Although BA, stressing that a European Commission ruling last month authorised flights into the second Paris airport, said it would go ahead, no flight could realistically take off from London until landing permission had been given at the arrival airport, the sources said. A Civil Aviation Authority spokesman in London confirmed that a refusal by the receiving airport would scupper any flight plan.
A colourful and potentially dangerous row which started with BA's announcement on Wednesday, when the airline said it would take up its Orly options on Monday, has evolved into what the French media have dubbed 'la guerre du ciel', 'sky wars', pointing up the aggressive practices of the privatised British flag-carrier against the sleepy behaviour of financially beleaguered Air France.
Shortly after BA, quickly followed by Air UK, said it would fly into Orly next week, Bernard Bosson, the centrist Transport Minister, said this would not be allowed. On the France Telecom Minitel system yesterday, British Airways had six flights scheduled for Orly, while the Paris airports authority listed no Orly flights among the 63 arrivals.
With BA getting unusual exposure on French television as footage of gleaming blue and grey Boeings were shown taking to the skies, some commentators bemoaned the fact that Air France had not properly exploited its own advantages.
Various scenarios were offered in France if British Airways did try to try what Mr Bosson has condemned as a 'coup de force'.
The simplest was that any British Airways flight to Orly would be diverted to Charles de Gaulle Airport, from which all BA flights currently run. Another was that it could be made to stack and then ordered to return to London; or, it could land at Orly and then be ordered to take off again for Heathrow with the passengers not being allowed to disembark. A final was that it could land at Orly and, once the passengers had disembarked, the French authorities would impound the plane.
The re-opening of Orly to London flights for the first time in nearly 20 years results from the Channel tunnel.

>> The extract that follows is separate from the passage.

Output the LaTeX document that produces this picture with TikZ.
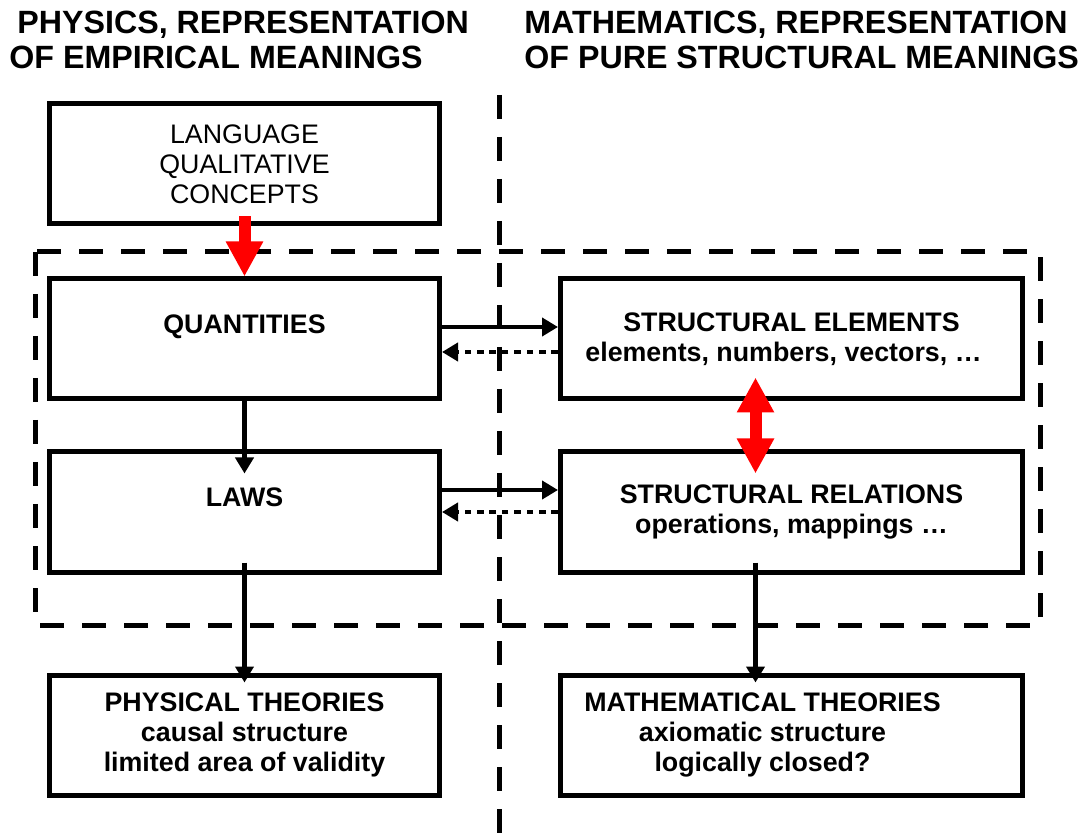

In the mid-1970s, just after the inauguration of Charles de Gaulle Airport, 32 kilometres (20 miles) north of the capital, London flights were split between the new airport and Orly. When it became apparent that Orly, a 15-minute taxi ride from southern Paris, remained the passengers' favourite, the French Transport Ministry moved all flights to Charles de Gaulle.
The tunnel trains are due to start a limited schedule in two months' time from the Gare du Nord. To placate the airlines which run around 60 return flights daily at peak periods, the French government gave Air France permission last October to start London flights from Orly as of April 1994.
The French state airline, struggling to re-structure, has failed to capitalise on its Orly advantage while BA, which holds 49 per cent of the French TAT independent airline, successfully obtained equal rights for itself and TAT.
Many TAT planes now carry BA livery. Through Deutsche BA, a German subsidiary, BA livery is to be seen on flights from Paris to Munich and Frankfurt.
The Commission ruling also opened Orly-Toulouse and Orly-Marseilles flights to TAT, meaning that BA-coloured planes can be expected on two of the most lucrative French domestic routes.
Mr Bosson, theoretically a supporter of free trade, has criticised Britain for not granting landing rights for French independent airlines to Heathrow. He named AOM as a candidate. AOM confirmed yesterday that its application for an Orly-Heathrow route last year had been turned down because of congestion at Heathrow.